One vote could matter, certainly on tolls and marijuana, which are coming down to the wire.
“I’m starting to lose my patience,” said Rep. Vin Candelora, R-North Branford, a member of the GOP leadership who also sat on a 4-person committee charged with sorting out the mess in the 120th. “The lack of urgency on their side is bizarre...Matters of voting irregularity should be our highest priority...after the budget.”
To Candelora, the fight is over the legal standard, not the seat. “Was there a substantial error that would have likely affected the outcome of the election?”
The answer should be a resounding yes, as I’ll show in the numbers below. House Speaker Joe Aresimowicz, D-Berlin, doesn’t agree.
“We believe the standard wasn’t met to justify a new election and invalidate the thousands of votes cast in November, but a number of compromise offers have been made going back to the work of the contested elections committee,” Aresimowicz said in a written statement. “There are still ongoing discussions about potential settlements, but nothing has been agreed to or finalized at this point.”
Feehan, for his part, remains agitated. “It’s a stolen election,” he said this week.
That may be going too far, as Young and the Democrats did nothing wrong other than to live in a town with incompetent election officials. Young is blameless.
Feehan is willing to see a revote at Bunnell only — even though he’s have to prevail there by about 70 percent in order to win the seat. That’s a huge margin in any election, let alone by a challenger against an incumbent.
“Bring it on,” Feehan said last month when I met him at an anti-tolls rally in Stratford. He’s a former chairman of both the board of education and the town council, and he represented the Bunnell ward for years.
This week, Feehan was a bit more pragmatic, calling a vote at Bunnell “a little unfair.”
“As a matter fo fact it’s a lot unfair but I’m willing to give it a Herculean effort,” he added. “Right now I don’t feel the election is complete.”
Here are the facts and the numbers in this fascinating flap: Seventy-five of the 1,575 120th district voters that showed up at Bunnell High School in Stratford received ballots for the wrong state House race. They voted in the 122nd, not their district, and and left.
I’ll leave it to you, dear readers, to conclude what that says about the state of citizen engagement.

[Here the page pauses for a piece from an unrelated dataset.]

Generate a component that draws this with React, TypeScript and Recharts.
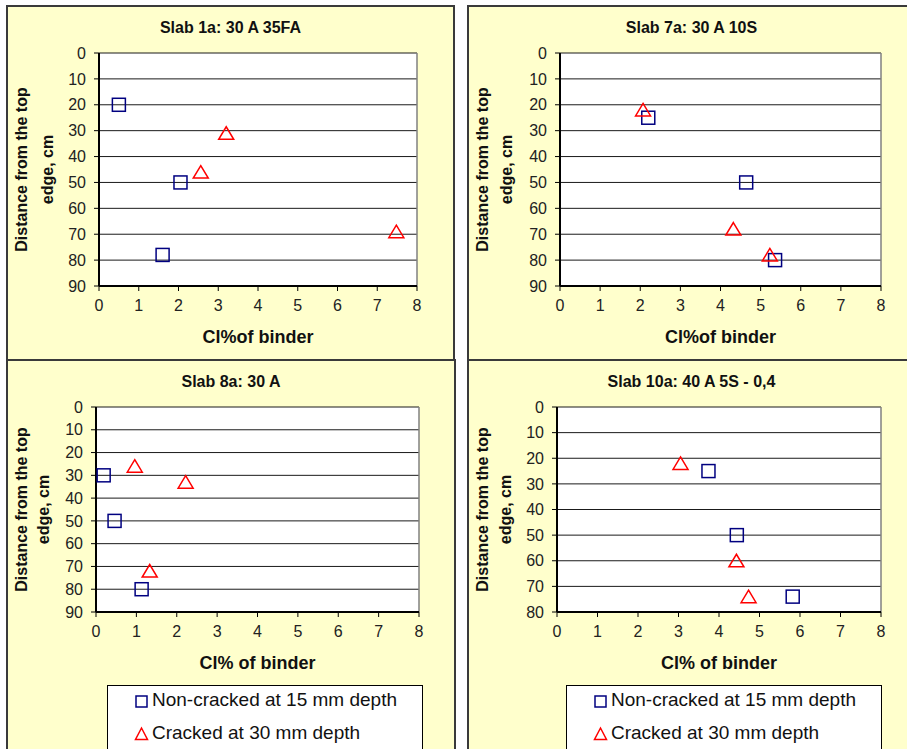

Thankfully, the 122nd wasn’t close enough that the botched election mattered. But in the 120th, the official tally was 5,222 for Young to 5,209 for Feehan, the now famous 13-vote margin.
We can’t know how those 75 residents would have voted but we do know Feehan outpolled Young among the 1,500 counted ballots at Bunnell, 57 percent to 40.5 percent.
Would Feehan have made up those 13 votes among the 75? It’s close to a statistical dead-heat, way too close to call. I asked Ben Fine, a mathematics and statistics professor at Fairfield University, to calculate the likelihood of a Feehan win or tie. His conclusion: 42 percent.
That’s not like saying Young beat Feehan by a margin of 58 percent to 42 percent; no, it’s more like a one-vote balance, either way.
In other words, do it over!
Here’s the problem with revoting in Bunnell only: Feehan won that polling place by 251 votes, meaning he’d need to outpoll Young by at least 264 votes to tie or win. If half the voters that showed up in the general election show up for a special, then Feehan would need 68 percent. If 600 voters were to show up — a realistic guess — Feehan would need to win by at least 432 to 168, or 72 percent.
Another problem: The constitutions of the state and nation tend to favor elections as a slice in time, and they tend to prefer that each vote counts equally. A one-district revote violates both of those.
Candelora sees those issues and agrees it’s a real problem. But it may be the best the Republicans will get as Democrats seem eager to run out the clock.
Another option: Tally just the 1,575 Bunnell voters who showed up on Nov. 6. We don’t know who the 75 were, but we know the 1,575. Trouble is, that could violate privacy and it raises practical and Constitutional concerns.
Aresimowicz and other Democrats say it’s unfair to disenfranchise the 10,400 voters who cast ballots in November by having a do-over that would attract far fewer.
Unfortunately, that’s the only fair solution. It should happen as part of the Nov. 5 municipal elections, now that it’s too late for this legislative session.